Playbooks let you mark the date in advance — the birthday, the anniversary, the first empty Christmas, the first vet appointment. Three days before, something arrives in the app to soften the run-up. The day of, there's something for that. The days after, there's a check-in. So you're not ambushed by your own calendar.
Most of the day you can function. Then someone leaves the room and the silence shows up. The collar is still on the hook. The food bowl is still in the corner because you can't make yourself move it yet. The grief doesn't fit into a journaling prompt at that moment.
Today + 31 peer voices is the part of the app for when the wave hits. A 60-second anchor that doesn't ask you to breathe and count. A daily check-in measured in mood squares, not scores. And thirty-one short voices from people in the exact situation you're in — not general grief quotes, real messages from someone who's been through "their ashes just arrived" or "my other pets are grieving too." Over weeks, the squares become a record.
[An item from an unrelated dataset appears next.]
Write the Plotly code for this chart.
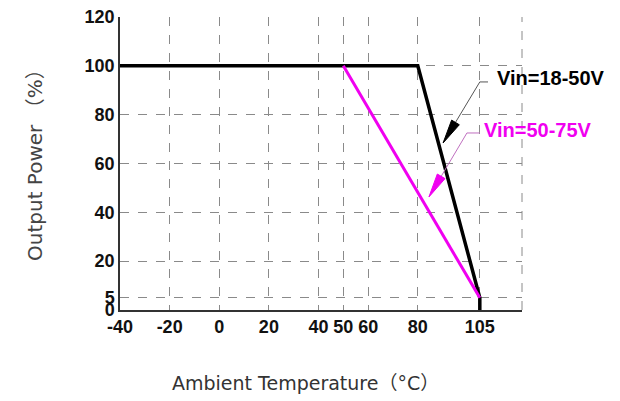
import math
import plotly.graph_objects as go

# Data
x_ticks = [-40, -20, 0, 20, 40, 50, 60, 80, 105]
y_ticks = [0, 5, 20, 40, 60, 80, 100, 120]
vin_low_x = [-40, 80, 105, 105]
vin_low_y = [100, 100, 5, 0]
vin_high_x = [50, 105]
vin_high_y = [100, 5]
label_low = "Vin=18-50V"
label_high = "Vin=50-75V"

BLACK = "#000000"
MAGENTA = "#f000f0"
TICKFONT = dict(family="Liberation Sans, Arial, sans-serif", size=18, color="#111111")

X_RANGE = [-40, 122]
Y_RANGE = [0, 120]
PLOT_W, PLOT_H = 402, 293

fig = go.Figure()
fig.add_trace(go.Scatter(x=vin_low_x, y=vin_low_y, mode="lines",
                         line=dict(color=BLACK, width=3.5), showlegend=False, hoverinfo="skip"))
fig.add_trace(go.Scatter(x=vin_high_x, y=vin_high_y, mode="lines",
                         line=dict(color=MAGENTA, width=3), showlegend=False, hoverinfo="skip"))

# page body has an 8px margin, so the figure is sized to fit the window
fig.update_layout(
    width=612, height=393,
    margin=dict(l=112, r=98, t=9, b=91),
    paper_bgcolor="white", plot_bgcolor="white",
    showlegend=False,
)
fig.update_xaxes(
    range=X_RANGE, tickvals=x_ticks, ticktext=[f"<b>{v}</b>" for v in x_ticks],
    tickfont=TICKFONT, showgrid=True, gridcolor="#8a8a8a", gridwidth=1, griddash="dash",
    showline=True, linecolor="#333333", linewidth=1.5, zeroline=False, ticks="", ticklen=0,
    automargin=False, ticklabeloverflow="allow",
)
fig.update_yaxes(
    range=Y_RANGE, tickvals=y_ticks, ticktext=[f"<b>{v}</b>" for v in y_ticks],
    tickfont=TICKFONT, showgrid=True, gridcolor="#8a8a8a", gridwidth=1, griddash="dash",
    showline=True, linecolor="#333333", linewidth=1.5, zeroline=False, ticks="", ticklen=0,
    automargin=False, ticklabeloverflow="allow",
)
# right edge dashed
fig.add_shape(type="line", xref="paper", yref="paper", x0=1, x1=1, y0=0, y1=1,
              line=dict(color="#8a8a8a", width=1, dash="dash"))

# Axis titles
TITLEFONT = "DejaVu Sans, Noto Sans CJK SC, sans-serif"
fig.add_annotation(text="Ambient Temperature（°C）", xref="paper", yref="paper",
                   x=(305 - 120) / 402, y=-(383 - 310) / 293, showarrow=False,
                   xanchor="center", yanchor="middle",
                   font=dict(family=TITLEFONT, size=19, color="#333333"))
fig.add_annotation(text="Output Power （%）", xref="paper", yref="paper", textangle=-90,
                   x=-(120 - 35) / 402, y=(310 - 160) / 293, showarrow=False,
                   xanchor="center", yanchor="middle",
                   font=dict(family=TITLEFONT, size=20, color="#444444"))

# Labels
LBLFONT = "Liberation Sans, Arial, sans-serif"
fig.add_annotation(text=f"<b>{label_low}</b>", xref="x", yref="y", x=111, y=95, xanchor="left",
                   showarrow=False, font=dict(family=LBLFONT, size=20, color=BLACK))
fig.add_annotation(text=f"<b>{label_high}</b>", xref="x", yref="y", x=106, y=73.7, xanchor="left",
                   showarrow=False, font=dict(family=LBLFONT, size=20, color=MAGENTA))

# pointer: leader line with a slender filled wedge head
sx = PLOT_W / (X_RANGE[1] - X_RANGE[0])
sy = PLOT_H / (Y_RANGE[1] - Y_RANGE[0])


def pointer(start, elbow, tip, line_color, head_color, length=24, half=4.5):
    # unit direction in pixel space from elbow to tip
    dx = (tip[0] - elbow[0]) * sx
    dy = (tip[1] - elbow[1]) * sy
    n = math.hypot(dx, dy)
    ux, uy = dx / n, dy / n
    bx = tip[0] - ux * length / sx
    by = tip[1] - uy * length / sy
    px, py = -uy, ux
    p1 = (bx + px * half / sx, by + py * half / sy)
    p2 = (bx - px * half / sx, by - py * half / sy)
    fig.add_shape(type="path", xref="x", yref="y",
                  path=f"M{start[0]},{start[1]} L{elbow[0]},{elbow[1]} L{bx},{by}",
                  line=dict(color=line_color, width=1))
    fig.add_shape(type="path", xref="x", yref="y",
                  path=f"M{tip[0]},{tip[1]} L{p1[0]},{p1[1]} L{p2[0]},{p2[1]} Z",
                  line=dict(color=head_color, width=1), fillcolor=head_color)


pointer((108.3, 93.4), (105, 93.4), (90.2, 68.4), "#555555", BLACK)
pointer((105, 72.5), (99.8, 72.5), (84.5, 46.3), "#c070c0", MAGENTA)

fig.write_html("out.html")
Not a score. A record.
Daily check-in measured in mood chips, not paragraphs. Fast enough on the days you can't write a sentence.
Not a meditation app with a pet-loss skin. Every module, script, and playbook is written for what pet bereavement actually feels like.
Everything stays on this device. No account, no server, no leaderboard, no "share your grief journey" prompts.
PetArc is for the empty spot on the couch at 8pm. For the run-up to the birthday. For the moment at work when someone said the thing and you didn't have words. It's quiet, private, and built for the grief no one warns you about.